━━━━━ Data listing ━━━━━

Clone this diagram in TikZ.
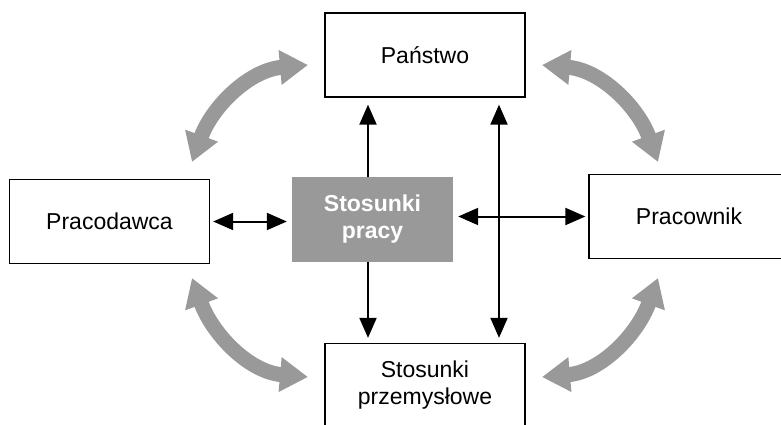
\documentclass[tikz,border=0pt]{standalone}
\usepackage{fontspec}
\setmainfont{Liberation Sans}
\usepackage{tikz}
\usetikzlibrary{arrows.meta, positioning}
\definecolor{coregray}{HTML}{999999}
\newcommand{\labelfont}{\fontsize{23}{27}\selectfont}
\tikzset{
  box/.style={draw, line width=1.3pt, minimum width=200pt, minimum height=84pt, inner sep=0pt, align=center, font=\labelfont},
  core/.style={fill=coregray, minimum width=161pt, minimum height=85pt, inner sep=0pt, text=white, align=center, font=\labelfont\bfseries},
  link/.style={line width=2pt, -{Triangle[length=20pt,width=17pt]}},
  twolink/.style={line width=2pt, {Triangle[length=20pt,width=17pt]}-{Triangle[length=20pt,width=17pt]}},
  swing/.style={line width=15pt, draw=coregray, {Triangle[length=28pt,width=33pt]}-{Triangle[length=28pt,width=33pt]}}
}

\begin{document}
\begin{tikzpicture}[x=1pt, y=1pt]
    \useasboundingbox (0,0) rectangle (781,424);

    \node[core] (praca) at (372.5,204.5) {Stosunki\\pracy};
    \node[box] (panstwo) at (425,369) {Pa\'nstwo};
    \node[box] (pracodawca) at (109.5,202.5) {Pracodawca};
    \node[box] (pracownik) at (689,207.5) {Pracownik};
    \node[box] (przem) at (425,38.5) {Stosunki\\przemys\l{}owe};

    \coordinate (axis) at (499,210);
    \coordinate (mid) at (368,210);

    % straight links
    \draw[link, shorten >=7pt] (mid |- praca.north) -- (mid |- panstwo.south);
    \draw[link, shorten >=5pt] (mid |- praca.south) -- (mid |- przem.north);
    \draw[twolink, shorten <=7pt, shorten >=5pt] (axis |- panstwo.south) -- (axis |- przem.north);
    \draw[twolink, shorten <=3pt, shorten >=5pt] (pracodawca.east) -- (pracodawca.east -| praca.west);
    \draw[twolink, shorten <=5pt, shorten >=3pt] (pracownik.west -| praca.east) -- (pracownik.west);

    % curved links
    \coordinate (tl1) at (192,262);
    \coordinate (tl2) at (308,359);
    \coordinate (tr1) at (658,262);
    \coordinate (tr2) at (542,359);
    \coordinate (bl1) at (192,146);
    \coordinate (bl2) at (308,47);
    \coordinate (br1) at (658,146);
    \coordinate (br2) at (542,47);
    \draw[swing] (tl1) to[out=70, in=185] (tl2);
    \draw[swing] (tr1) to[out=110, in=-5] (tr2);
    \draw[swing] (bl1) to[out=-70, in=175] (bl2);
    \draw[swing] (br1) to[out=-110, in=5] (br2);
\end{tikzpicture}
\end{document}
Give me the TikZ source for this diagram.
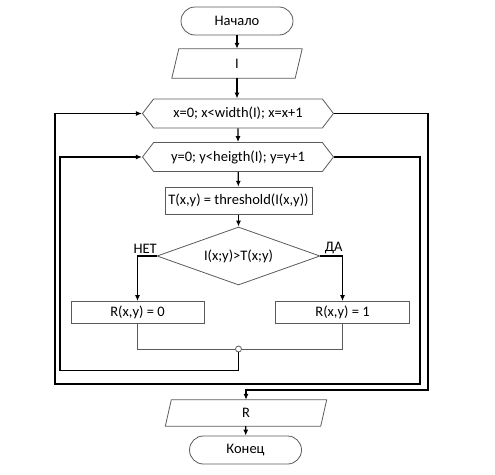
\documentclass[tikz,border=0pt]{standalone}
\usepackage{fontspec}
\setmainfont{Carlito}
\usetikzlibrary{arrows.meta,positioning,shapes.geometric,shapes.symbols}
\definecolor{frame}{RGB}{90,90,90}

\begin{document}
\begin{tikzpicture}[x=1pt,y=-1pt,>={Latex[length=6pt,width=5pt]},
  every node/.style={font=\fontsize{14.5}{17}\selectfont,inner sep=1pt},
  outline/.style={draw=frame,line width=0.8pt},
  term/.style={outline,rounded corners=14pt,minimum width=112pt,minimum height=28pt},
  io/.style={rectangle,minimum width=123pt,minimum height=29pt},
  hexloop/.style={outline,signal,signal to=west and east,signal pointer angle=105,
    minimum width=191pt,minimum height=29pt},
  proc/.style={outline,rectangle,minimum height=22pt},
  cond/.style={outline,diamond,aspect=2.8,inner sep=0pt,minimum width=163pt,minimum height=58pt},
  line/.style={draw,line width=1.3pt},
  joint/.style={draw=frame,line width=0.8pt}]
\useasboundingbox (0,0) rectangle (495,474);

\node[term] (start) at (237,21) {Начало};
\node[io] (inp) at (237,63.5) {I};
\node[hexloop] (xloop) at (238,113.5) {x=0; x<width(I); x=x+1};
\node[hexloop] (yloop) at (238,157) {y=0; y<heigth(I); y=y+1};
\node[proc,minimum width=147pt,minimum height=27pt] (calc) at (238.5,200.7) {T(x,y) = threshold(I(x,y))};
\node[cond] (test) at (238.5,256) {I(x;y)>T(x;y)};
\node[proc,minimum width=133pt] (zero) at (137.5,312.5) {R(x,y) = 0};
\node[proc,minimum width=134pt] (one) at (342.5,312.5) {R(x,y) = 1};
\node[circle,draw=frame,fill=white,line width=0.8pt,minimum size=6pt,inner sep=0pt] (merge) at (238.5,349) {};
\node[io,minimum width=155pt,minimum height=26pt] (outp) at (246,413) {R};
\node[term] (stop) at (245.5,450) {Конец};

% parallelogram outlines
\draw[outline] ([xshift=-3.5pt]inp.south west) -- ([xshift=3.5pt]inp.north west)
  -- ([xshift=3.5pt]inp.north east) -- ([xshift=-3.5pt]inp.south east) -- cycle;
\draw[outline] ([xshift=-3pt]outp.south west) -- ([xshift=3pt]outp.north west)
  -- ([xshift=3pt]outp.north east) -- ([xshift=-3pt]outp.south east) -- cycle;

\coordinate (inl) at (60,370.7);
\coordinate (outr) at (420,384);
\coordinate (outl) at (55,384);
\coordinate (exit) at (428,390);

\draw[line,->] (start) -- (inp);
\draw[line,->] (inp) -- (inp |- xloop.north);
\draw[line,->] (xloop) -- (yloop);
\draw[line,->] (yloop) -- (calc);
\draw[line,->] (calc) -- (test);
\draw[line,->] (test.west) -| node[pos=0.3,above=1pt] {НЕТ} (zero.north);
\draw[line,->] (test.east) -| node[pos=0.3,above=1pt] {ДА} (one.north);
\draw[joint] (zero.south) |- (merge.west);
\draw[joint] (one.south) |- (merge.east);
\draw[line,->] (merge.south) |- (inl) |- (yloop.west);
\draw[line,->] (yloop.east) -| (outr) -- (outl) |- (xloop.west);
\draw[line,->] (xloop.east) -| (exit) -| (outp.north);
\draw[line,->] (outp) -- (stop);
\end{tikzpicture}
\end{document}
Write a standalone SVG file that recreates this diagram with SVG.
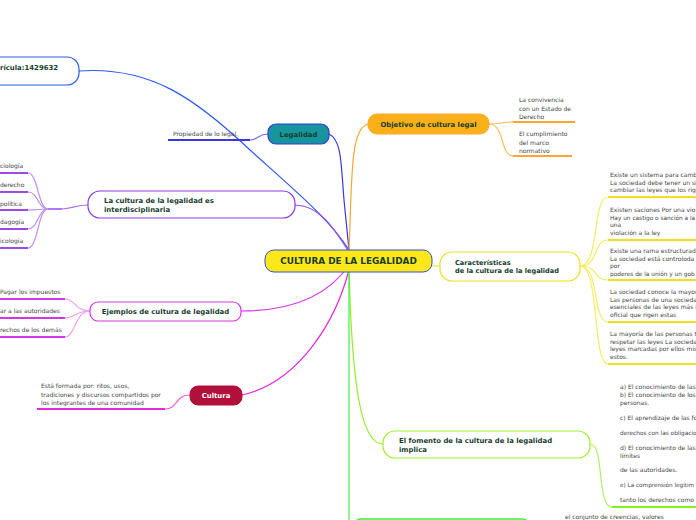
<svg xmlns="http://www.w3.org/2000/svg" width="696" height="520" viewBox="0 0 696 520">
<style>
.nt{font-family:"DejaVu Sans",Verdana,sans-serif;font-weight:bold;font-size:6.9px;fill:#173d2e}
.it{font-family:"DejaVu Sans",Verdana,sans-serif;font-size:6px;fill:#444}
.c{fill:none;stroke-width:1.2}
.u{fill:none;stroke-width:2}
</style>
<rect width="696" height="520" fill="#fff"/>
<g id="connectors">
<path class="c" stroke="#2d5cf0" d="M79,71 C150,66 195,98 250,150 C300,195 330,220 349,250"/>
<path class="c" stroke="#3a36e0" d="M329,134 C342,140 341,165 344,200 L349,250"/>
<path class="c" stroke="#9a4ae8" d="M295,205 C320,205 335,230 349,252"/>
<path class="c" stroke="#d535e8" d="M241,311 C300,311 332,290 349,265"/>
<path class="c" stroke="#e22ad8" d="M242,395 C300,382 336,320 349,270"/>
<path class="c" stroke="#f8a830" d="M349,250 C352,180 350,128 368,124"/>
<path class="c" stroke="#f0e020" d="M349,255 C380,262 410,266 440,266"/>
<path class="c" stroke="#90f020" d="M349,270 C352,380 360,444 383,444"/>
<path class="c" stroke="#40f040" d="M349,272 L349,520"/>
<path class="c" stroke="#7a6af0" d="M268,134 C258,134 258,140 250,140"/>
<path class="u" stroke="#3a36e0" d="M168,140 H250"/>
<path class="c" stroke="#b070f0" d="M88,205 C75,205 72,209 62,209"/>
<path d="M48,209 H62" stroke="#9a4ae8" stroke-width="1.5"/>
<g class="c" stroke="#c090f0">
<path d="M48,209 C38,209 38,173 28,173"/>
<path d="M48,209 C38,209 38,192 28,192"/>
<path d="M48,209 C38,209 38,210 28,210"/>
<path d="M48,209 C38,209 38,229 28,229"/>
<path d="M48,209 C38,209 38,248 28,248"/>
</g>
<g class="u" stroke="#9a4ae8">
<path d="M0,173 H28"/><path d="M0,192 H28"/><path d="M0,210 H28"/><path d="M0,229 H28"/><path d="M0,248 H28"/>
</g>
<g class="c" stroke="#f0a0f0">
<path d="M90,311 C75,311 75,299 65,299"/>
<path d="M90,311 C75,311 75,318 65,318"/>
<path d="M90,311 C75,311 75,337 65,337"/>
</g>
<g class="u" stroke="#d535e8">
<path d="M0,299 H65"/><path d="M0,318 H65"/><path d="M0,337 H65"/>
</g>
<path class="c" stroke="#f060e0" d="M190,395 C175,395 178,409 165,409"/>
<path class="u" stroke="#e22ad8" d="M37,409 H165"/>
<g class="c" stroke="#fbc060">
<path d="M489,124 C500,124 502,122 513,122"/>
<path d="M489,124 C505,124 500,156 513,156"/>
</g>
<g class="u" stroke="#f8a830">
<path d="M513,122 H575"/><path d="M513,156 H572"/>
</g>
<g class="c" stroke="#f5ec60">
<path d="M580,266 C600,266 592,197 608,197"/>
<path d="M580,266 C600,266 592,240 608,240"/>
<path d="M580,266 C600,266 592,280 608,280"/>
<path d="M580,266 C600,266 592,322 608,322"/>
<path d="M580,266 C600,266 592,364 608,364"/>
</g>
<g class="u" stroke="#f0e020">
<path d="M608,197 H696"/><path d="M608,240 H696"/><path d="M608,280 H696"/><path d="M608,322 H696"/><path d="M608,364 H696"/>
</g>
<path class="c" stroke="#b0f060" d="M590,444 C605,444 596,507 612,507"/>
<path class="u" stroke="#80f020" d="M612,507 H696"/>
</g>
<g id="center">
<rect x="265" y="250" width="167" height="22" rx="9" fill="#ffe81a" stroke="#3050d0" stroke-width="1"/>
<text x="348.5" y="264.2" text-anchor="middle" font-family="DejaVu Sans,Verdana,sans-serif" font-weight="bold" font-size="8.9" fill="#173d2e">CULTURA DE LA LEGALIDAD</text>
</g>
<g id="matricula">
<rect x="-20" y="57" width="99" height="28" rx="12" fill="#fff" stroke="#2d5cf0" stroke-width="1.2"/>
<text class="nt" x="0" y="70">rícula:1429632</text>
</g>
<g id="legalidad">
<rect x="268" y="124" width="61" height="20" rx="8" fill="#16959c" stroke="#3a36e0" stroke-width="1.2"/>
<text class="nt" x="298.5" y="136.5" text-anchor="middle">Legalidad</text>
<text class="it" x="173" y="136">Propiedad de lo legal.</text>
</g>
<g id="interdisciplinaria">
<rect x="88" y="191" width="207" height="27" rx="12" fill="#fff" stroke="#8a3ae8" stroke-width="1.2"/>
<text class="nt" x="104" y="203">La cultura de la legalidad es</text>
<text class="nt" x="104" y="211.5">interdisciplinaria</text>
<text class="it" x="0" y="168">ciología</text>
<text class="it" x="0" y="187">derecho</text>
<text class="it" x="0" y="206"> política</text>
<text class="it" x="0" y="224">dagogía</text>
<text class="it" x="0" y="243">icología</text>
</g>
<g id="ejemplos">
<rect x="90" y="302" width="151" height="19" rx="8" fill="#fff" stroke="#d535e8" stroke-width="1.2"/>
<text class="nt" x="165.5" y="314" text-anchor="middle">Ejemplos de cultura de legalidad</text>
<text class="it" x="0" y="294">Pagar los impuestos</text>
<text class="it" x="0" y="313">ar a las autoridades</text>
<text class="it" x="0" y="332">rechos de los demás</text>
</g>
<g id="cultura">
<rect x="190" y="386" width="52" height="19" rx="8" fill="#b0103a" stroke="#b0103a"/>
<text class="nt" x="216" y="398" text-anchor="middle" style="fill:#fff">Cultura</text>
<text class="it" x="41" y="388">Está formada por: ritos, usos,</text>
<text class="it" x="41" y="396.5">tradiciones y discursos compartidos por</text>
<text class="it" x="41" y="405">los integrantes de una comunidad</text>
</g>
<g id="objetivo">
<rect x="368" y="114" width="121" height="20" rx="9" fill="#fbb018" stroke="#f8a830"/>
<text class="nt" x="428.5" y="126.5" text-anchor="middle">Objetivo de cultura legal</text>
<text class="it" x="519" y="102">La convivencia</text>
<text class="it" x="519" y="110.5">con un Estado de</text>
<text class="it" x="519" y="119">Derecho</text>
<text class="it" x="519" y="136">El cumplimiento</text>
<text class="it" x="519" y="144.5">del marco</text>
<text class="it" x="519" y="153">normativo</text>
</g>
<g id="caracteristicas">
<rect x="440" y="252" width="140" height="29" rx="12" fill="#fff" stroke="#f0e020" stroke-width="1.2"/>
<text class="nt" x="455" y="264.5" style="font-size:6.6px">Características</text>
<text class="nt" x="455" y="273" style="font-size:6.6px">de la cultura de la legalidad</text>
<text class="it" x="610" y="177">Existe un sistema para camb</text>
<text class="it" x="610" y="184.5">La sociedad debe tener un si</text>
<text class="it" x="610" y="192">cambiar las leyes que los rig</text>
<text class="it" x="610" y="212">Existen saciones Por una vio</text>
<text class="it" x="610" y="219.5" style="font-size:5.8px">Hay un castigo o sanción a la</text>
<text class="it" x="610" y="227">una</text>
<text class="it" x="610" y="234.5">violación a la ley</text>
<text class="it" x="610" y="253">Existe una rama estructurad</text>
<text class="it" x="610" y="260.5">La sociedad está controloda</text>
<text class="it" x="610" y="268">por</text>
<text class="it" x="610" y="275.5" style="font-size:5.8px">poderes de la unión y un gob</text>
<text class="it" x="610" y="294">La sociedad conoce la mayor</text>
<text class="it" x="610" y="301.5">Las personas de una socieda</text>
<text class="it" x="610" y="309">esenciales de las leyes más i</text>
<text class="it" x="610" y="316.5">oficial que rigen estas</text>
<text class="it" x="610" y="336">La mayoría de las personas t</text>
<text class="it" x="610" y="343.5">respetar las leyes La socieda</text>
<text class="it" x="610" y="351">leyes marcadas por ellos mis</text>
<text class="it" x="610" y="358.5">estos.</text>
</g>
<g id="fomento">
<rect x="383" y="431" width="207" height="27" rx="12" fill="#fff" stroke="#a0f030" stroke-width="1.2"/>
<text class="nt" x="399" y="443">El fomento de la cultura de la legalidad</text>
<text class="nt" x="399" y="451.5">implica</text>
<text class="it" x="620" y="389">a) El conocimiento de las</text>
<text class="it" x="620" y="397">b) El conocimiento de los</text>
<text class="it" x="620" y="405">personas.</text>
<text class="it" x="620" y="420">c) El aprendizaje de las fo</text>
<text class="it" x="620" y="435" style="font-size:5.8px">derechos con las obligacio</text>
<text class="it" x="620" y="450">d) El conocimiento de las</text>
<text class="it" x="620" y="458">límites</text>
<text class="it" x="620" y="472">de las autoridades.</text>
<text class="it" x="620" y="487" style="font-size:5.7px">e) La comprensión legítim</text>
<text class="it" x="620" y="502">tanto los derechos como</text>
</g>
<g id="creencias">
<rect x="353" y="519" width="177" height="20" rx="8" fill="#fff" stroke="#40f040" stroke-width="1.5"/>
<text class="it" x="565" y="519">el conjunto de creencias, valores</text>
</g>
</svg>
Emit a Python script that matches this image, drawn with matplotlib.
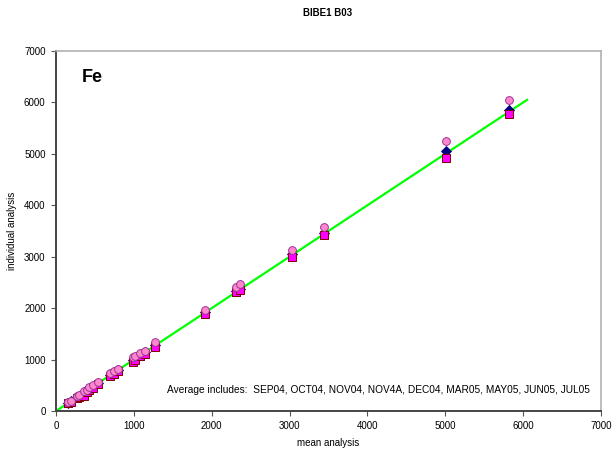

━━━━━

#### What you should do
Restate the lines of the records exactly, starting at the first and stopping after the line with "(0,0) rectangle (781,424);". Leave out any picture.

#### Solution
Clone this diagram in TikZ.
\documentclass[tikz,border=0pt]{standalone}
\usepackage{fontspec}
\setmainfont{Liberation Sans}
\usepackage{tikz}
\usetikzlibrary{arrows.meta, positioning}
\definecolor{coregray}{HTML}{999999}
\newcommand{\labelfont}{\fontsize{23}{27}\selectfont}
\tikzset{
  box/.style={draw, line width=1.3pt, minimum width=200pt, minimum height=84pt, inner sep=0pt, align=center, font=\labelfont},
  core/.style={fill=coregray, minimum width=161pt, minimum height=85pt, inner sep=0pt, text=white, align=center, font=\labelfont\bfseries},
  link/.style={line width=2pt, -{Triangle[length=20pt,width=17pt]}},
  twolink/.style={line width=2pt, {Triangle[length=20pt,width=17pt]}-{Triangle[length=20pt,width=17pt]}},
  swing/.style={line width=15pt, draw=coregray, {Triangle[length=28pt,width=33pt]}-{Triangle[length=28pt,width=33pt]}}
}

\begin{document}
\begin{tikzpicture}[x=1pt, y=1pt]
    \useasboundingbox (0,0) rectangle (781,424);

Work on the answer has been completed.